Figure scripts:
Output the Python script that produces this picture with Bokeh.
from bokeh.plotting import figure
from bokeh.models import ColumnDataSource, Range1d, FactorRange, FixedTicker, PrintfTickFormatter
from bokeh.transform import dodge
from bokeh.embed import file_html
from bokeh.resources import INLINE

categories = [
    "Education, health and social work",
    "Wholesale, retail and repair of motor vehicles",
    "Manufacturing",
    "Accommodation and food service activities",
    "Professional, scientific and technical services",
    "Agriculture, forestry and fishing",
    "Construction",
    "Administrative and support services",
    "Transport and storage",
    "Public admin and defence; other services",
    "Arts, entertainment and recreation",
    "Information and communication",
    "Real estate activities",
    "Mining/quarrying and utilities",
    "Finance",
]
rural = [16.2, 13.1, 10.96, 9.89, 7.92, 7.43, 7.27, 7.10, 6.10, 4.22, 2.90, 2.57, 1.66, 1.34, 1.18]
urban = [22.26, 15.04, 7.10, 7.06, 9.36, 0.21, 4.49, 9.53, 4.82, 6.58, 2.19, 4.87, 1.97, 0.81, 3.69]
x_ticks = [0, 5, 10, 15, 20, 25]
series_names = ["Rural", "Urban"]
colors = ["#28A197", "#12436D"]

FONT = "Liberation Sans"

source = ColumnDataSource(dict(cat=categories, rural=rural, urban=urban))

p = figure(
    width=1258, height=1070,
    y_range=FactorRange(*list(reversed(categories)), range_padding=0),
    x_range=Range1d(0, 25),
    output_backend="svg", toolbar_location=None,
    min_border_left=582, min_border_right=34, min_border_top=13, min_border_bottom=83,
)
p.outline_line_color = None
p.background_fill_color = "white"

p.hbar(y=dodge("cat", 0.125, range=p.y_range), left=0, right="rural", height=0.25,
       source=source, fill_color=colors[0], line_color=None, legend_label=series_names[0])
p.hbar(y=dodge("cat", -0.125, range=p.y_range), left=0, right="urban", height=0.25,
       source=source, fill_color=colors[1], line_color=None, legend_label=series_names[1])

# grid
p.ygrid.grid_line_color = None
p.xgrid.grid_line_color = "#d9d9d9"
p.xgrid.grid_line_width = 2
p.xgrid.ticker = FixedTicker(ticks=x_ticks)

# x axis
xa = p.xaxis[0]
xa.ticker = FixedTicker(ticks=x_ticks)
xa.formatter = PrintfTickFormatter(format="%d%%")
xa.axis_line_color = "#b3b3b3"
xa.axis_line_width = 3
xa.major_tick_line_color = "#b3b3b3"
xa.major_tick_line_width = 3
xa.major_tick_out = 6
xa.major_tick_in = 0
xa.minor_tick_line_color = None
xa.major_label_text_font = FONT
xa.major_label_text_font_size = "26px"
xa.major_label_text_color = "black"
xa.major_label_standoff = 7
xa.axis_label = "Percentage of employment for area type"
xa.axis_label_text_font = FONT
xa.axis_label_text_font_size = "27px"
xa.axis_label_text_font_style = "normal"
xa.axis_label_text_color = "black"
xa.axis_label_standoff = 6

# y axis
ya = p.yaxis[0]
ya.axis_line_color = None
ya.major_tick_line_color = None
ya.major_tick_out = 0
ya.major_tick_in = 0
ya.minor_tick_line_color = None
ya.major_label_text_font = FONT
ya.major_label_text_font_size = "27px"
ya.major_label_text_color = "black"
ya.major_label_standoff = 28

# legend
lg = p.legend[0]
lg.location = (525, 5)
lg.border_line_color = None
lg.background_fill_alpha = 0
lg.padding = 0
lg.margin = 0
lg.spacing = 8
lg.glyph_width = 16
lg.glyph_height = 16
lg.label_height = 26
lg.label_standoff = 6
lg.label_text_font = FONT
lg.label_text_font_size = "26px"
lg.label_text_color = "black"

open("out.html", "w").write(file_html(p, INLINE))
==
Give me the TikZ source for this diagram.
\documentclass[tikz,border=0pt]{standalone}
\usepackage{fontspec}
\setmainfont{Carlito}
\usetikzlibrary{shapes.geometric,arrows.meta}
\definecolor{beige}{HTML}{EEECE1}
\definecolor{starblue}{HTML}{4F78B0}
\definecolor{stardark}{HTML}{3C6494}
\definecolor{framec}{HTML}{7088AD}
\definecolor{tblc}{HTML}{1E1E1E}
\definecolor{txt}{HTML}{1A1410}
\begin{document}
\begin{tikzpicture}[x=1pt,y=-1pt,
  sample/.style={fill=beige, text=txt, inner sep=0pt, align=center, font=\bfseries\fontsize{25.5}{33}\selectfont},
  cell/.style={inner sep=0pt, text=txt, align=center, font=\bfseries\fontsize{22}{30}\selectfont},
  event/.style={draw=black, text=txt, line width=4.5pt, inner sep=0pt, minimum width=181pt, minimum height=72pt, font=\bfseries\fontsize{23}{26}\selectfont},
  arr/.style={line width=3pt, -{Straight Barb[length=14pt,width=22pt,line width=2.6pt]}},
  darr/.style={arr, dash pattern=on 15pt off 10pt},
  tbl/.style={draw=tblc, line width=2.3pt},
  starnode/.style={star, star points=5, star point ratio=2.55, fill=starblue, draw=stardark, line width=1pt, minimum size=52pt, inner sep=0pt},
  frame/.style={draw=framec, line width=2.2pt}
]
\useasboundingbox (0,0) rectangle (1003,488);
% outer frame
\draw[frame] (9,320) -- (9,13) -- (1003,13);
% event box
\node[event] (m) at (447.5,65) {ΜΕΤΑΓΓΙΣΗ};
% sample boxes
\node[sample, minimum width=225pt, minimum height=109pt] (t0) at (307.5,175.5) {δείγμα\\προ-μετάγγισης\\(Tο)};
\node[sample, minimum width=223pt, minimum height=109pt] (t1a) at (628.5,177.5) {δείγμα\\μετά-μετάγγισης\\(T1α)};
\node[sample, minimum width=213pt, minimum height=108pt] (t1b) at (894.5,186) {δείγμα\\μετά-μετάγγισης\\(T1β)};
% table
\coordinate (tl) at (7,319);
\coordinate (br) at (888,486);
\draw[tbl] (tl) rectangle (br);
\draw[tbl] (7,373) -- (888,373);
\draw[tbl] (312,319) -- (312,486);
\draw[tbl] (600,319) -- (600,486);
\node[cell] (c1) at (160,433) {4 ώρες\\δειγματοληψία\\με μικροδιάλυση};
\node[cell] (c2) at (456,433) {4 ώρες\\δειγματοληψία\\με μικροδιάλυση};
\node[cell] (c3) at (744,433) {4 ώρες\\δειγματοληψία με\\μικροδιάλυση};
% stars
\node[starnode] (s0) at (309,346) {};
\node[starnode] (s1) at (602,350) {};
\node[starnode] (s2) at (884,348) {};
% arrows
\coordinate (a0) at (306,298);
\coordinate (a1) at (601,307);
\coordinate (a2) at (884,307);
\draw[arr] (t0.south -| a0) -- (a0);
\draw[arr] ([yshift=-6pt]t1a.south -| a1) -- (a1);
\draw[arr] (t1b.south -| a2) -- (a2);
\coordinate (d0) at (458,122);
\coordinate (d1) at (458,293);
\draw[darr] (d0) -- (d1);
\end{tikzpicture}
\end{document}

_REQUEST_
Only the lines from the one holding "Output the Python" through the one holding "from bokeh.resources import INLINE" are wanted; retype them exactly.

_THE RESPONSE_
Output the Python script that produces this picture with Bokeh.
from bokeh.plotting import figure
from bokeh.models import ColumnDataSource, Range1d, FactorRange, FixedTicker, PrintfTickFormatter
from bokeh.transform import dodge
from bokeh.embed import file_html
from bokeh.resources import INLINE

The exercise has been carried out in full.